Serene Centre is a mixed-use development at the corner of Bukit Timah Road and Farrer Road in Bukit Timah, Singapore. Opened in 1986, its first two floors served as a neighbourhood shopping centre while the upper two floors housed apartments. In 2024, the building was sold to the Teo family of Apricot Capital, who appointed The Assembly Place as co-manager with plans to "revamp" the complex.

==History==
The four-story complex opened at the junction of Bukit Timah Road and Farrer Road in 1986. The $12 million structure was built by investment company Lok Joo Pte Ltd. The first two floors served as a shopping centre which included a supermarket, while the upper two floors housed 10 two and three-room apartments, reportedly each fully air-conditioned and with a unique layout. There was also a carpark in the basement and a swimming pool and a landscaped garden on the roof. At its opening, the mall's tenants included the first outlet of Comics Mart, a comic book store, as well as a McDonald's outlet on the first floor.

In August 1987, the Hwa Hong group announced that it would soon be acquiring the complex for $14 million worth of the company's shares. The building had a rental income of $514,000 for the year of 1986, which would have given the group a 3.7% gross return. It was then nearly fully occupied, save for three apartments and one shop unit. However, it was announced in November that the deal had fallen through as it had not been an approval from the Controller of Residential Property by the set deadline of 5 November and Lok Joo did not agree to an extension of the deadline. According to Lisa Lee of The Business Times, Lok Joo no longer felt that the terms of the deal were desirable due to the Black Monday stock market crash. The complex was again put up for sale in November 1989. It was then reportedly one of the "rare en bloc retail-cum residential complexes in Singapore."

The mall largely drew customers from nearby schools and embassies in addition to the surrounding neighbourhood and was patronised by families, youths and "a sizeable expatriate community." It served both the Bukit Timah and the Tanglin areas, and was known for its McDonald's outlet and its ice cream parlours and comics and game stores. In 2009, Comics Mart's outlets in Raffles City Singapore and Cathay Cineleisure Orchard shut down, leaving the Serene Centre outlet as the company's last. By then, it had become one of the oldest comic shops in the country. By May 2010, around 90% of its tenants owned their businesses. Prominent tenants then included Tierney's Gourmet, a supermarket on the second floor, alongside the McDonald's and the Comics Mart. It was expected then that the mall would see a 30% increase in foot traffic following the opening of the Botanic Gardens MRT station a short distance away from Serene Centre in 2011. However, Comics Mart "abruptly shut its doors" in April, while the Tierney's Gourmet supermarket, which had "become an institution and a go-to place for all things gourmet", shut down in July due to rising rent, though its owner Jee Tierney, wife of founder Peter Tierney, continued to operate the Tierney's Cafe at the complex.
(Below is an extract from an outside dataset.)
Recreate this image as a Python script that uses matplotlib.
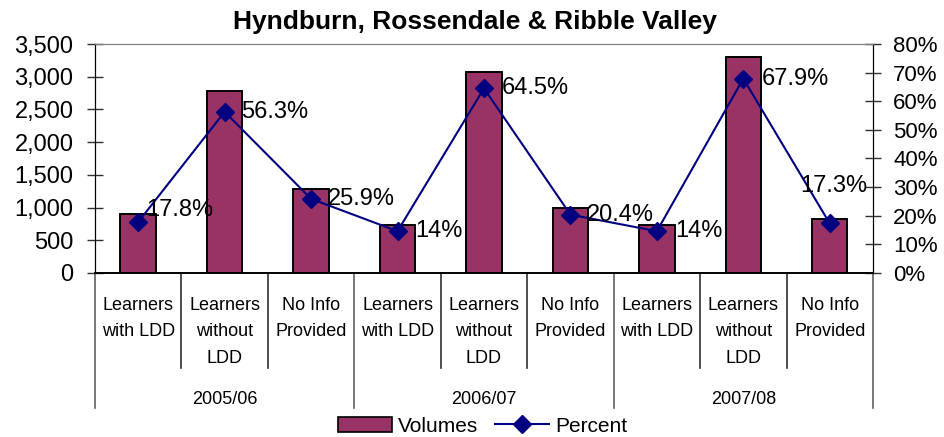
import matplotlib
matplotlib.use("Agg")
import matplotlib.pyplot as plt
from matplotlib.patches import Patch
from matplotlib.lines import Line2D
from matplotlib.ticker import FuncFormatter, MultipleLocator

plt.rcParams['font.family'] = ['Liberation Sans', 'DejaVu Sans']

title = "Hyndburn, Rossendale & Ribble Valley"
years = ["2005/06", "2006/07", "2007/08"]
categories = ["Learners\nwith LDD", "Learners\nwithout\nLDD", "No Info\nProvided"] * 3
volumes = [900, 2780, 1290, 730, 3070, 990, 730, 3300, 830]
percent = [17.8, 56.3, 25.9, 14.6, 64.5, 20.4, 14.6, 67.9, 17.3]
percent_labels = ["17.8%", "56.3%", "25.9%", "14%", "64.5%", "20.4%", "14%", "67.9%", "17.3%"]
# label offsets (points) from marker
label_offsets = [(6, 9), (12, 0), (12, 0), (13, 0), (13, 0), (12, 0), (13, 0), (13, 0), (-21, 27)]

bar_color = "#993366"
line_color = "#000080"

fig = plt.figure(figsize=(9.45, 4.37), dpi=100)
ax = fig.add_axes([0.1005, 0.3753, 0.8233, 0.524])
ax2 = ax.twinx()

x = list(range(len(volumes)))
ax.bar(x, volumes, width=0.41, color=bar_color, edgecolor="black", linewidth=1.4, zorder=2)
ax.set_xlim(-0.5, len(volumes) - 0.5)
ax.set_ylim(0, 3500)
ax.yaxis.set_major_locator(MultipleLocator(500))
ax.yaxis.set_major_formatter(FuncFormatter(lambda v, p: f"{v:,.0f}"))
ax.set_xticks([])

ax2.plot(x, percent, color=line_color, linewidth=1.5, marker="D", markersize=9, zorder=3)
ax2.set_ylim(0, 80)
ax2.yaxis.set_major_locator(MultipleLocator(10))
ax2.yaxis.set_major_formatter(FuncFormatter(lambda v, p: f"{v:.0f}%"))
for xi, pv, lab, off in zip(x, percent, percent_labels, label_offsets):
    ax2.annotate(lab, (xi, pv), xytext=off, textcoords="offset points",
                 ha="left", va="center", fontsize=17, color="black")

for a in (ax, ax2):
    a.spines['top'].set_color("#808080")
    a.spines['bottom'].set_color("black")
    a.spines['left'].set_color("black")
    a.spines['right'].set_color("black")
    a.spines['bottom'].set_linewidth(1.2)
ax.tick_params(axis='y', direction='inout', length=11, width=1, labelsize=17, pad=10, color="#303030")
ax2.tick_params(axis='y', direction='inout', length=11, width=1, labelsize=16, pad=9, color="#303030")

tr = ax.get_xaxis_transform()
n = len(volumes)
for b in range(n + 1):
    xb = b - 0.5
    if b % 3 == 0:
        ax.plot([xb, xb], [0, -0.59], transform=tr, clip_on=False, color="#606060", linewidth=1.2)
    else:
        ax.plot([xb, xb], [0, -0.415], transform=tr, clip_on=False, color="#303030", linewidth=1.2)

for xi, lab in zip(x, categories):
    ax.text(xi, -0.105, lab, transform=tr, ha="center", va="top", fontsize=13, linespacing=1.72)
for gi, yr in enumerate(years):
    ax.text(gi * 3 + 1, -0.553, yr, transform=tr, ha="center", va="center", fontsize=13)

fig.text(0.503, 0.95, title, ha="center", va="center", fontsize=19, fontweight="bold")

handles = [Patch(facecolor=bar_color, edgecolor="black", linewidth=1.2, label="Volumes"),
           Line2D([0], [0], color=line_color, linewidth=1.5, marker="D", markersize=9, label="Percent")]
fig.legend(handles=handles, loc="center", bbox_to_anchor=(0.511, 0.025), ncol=2, frameon=False,
           fontsize=15, handlelength=2.6, columnspacing=0.8, handletextpad=0.3, borderpad=0)

fig.savefig("out.png", dpi=100)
In November, the complex was put up for sale through expression of interest by property firm Colliers International. It was launched for sale via tender in September 2022 at a reserve price of $120 million. However, it closed without a successful bid. In February 2024, the complex was sold to the Teo family of Apricot Capital for $105 million. The Assembly Place, a co-living space operator, was appointed the asset manager. It was announced that the complex would undergo months-long renovation works. The first two floors were to be "revitalised" while the upper floors would be converted into a co-living space with 86 apartments. The works began in April and were expected to finish by early 2025.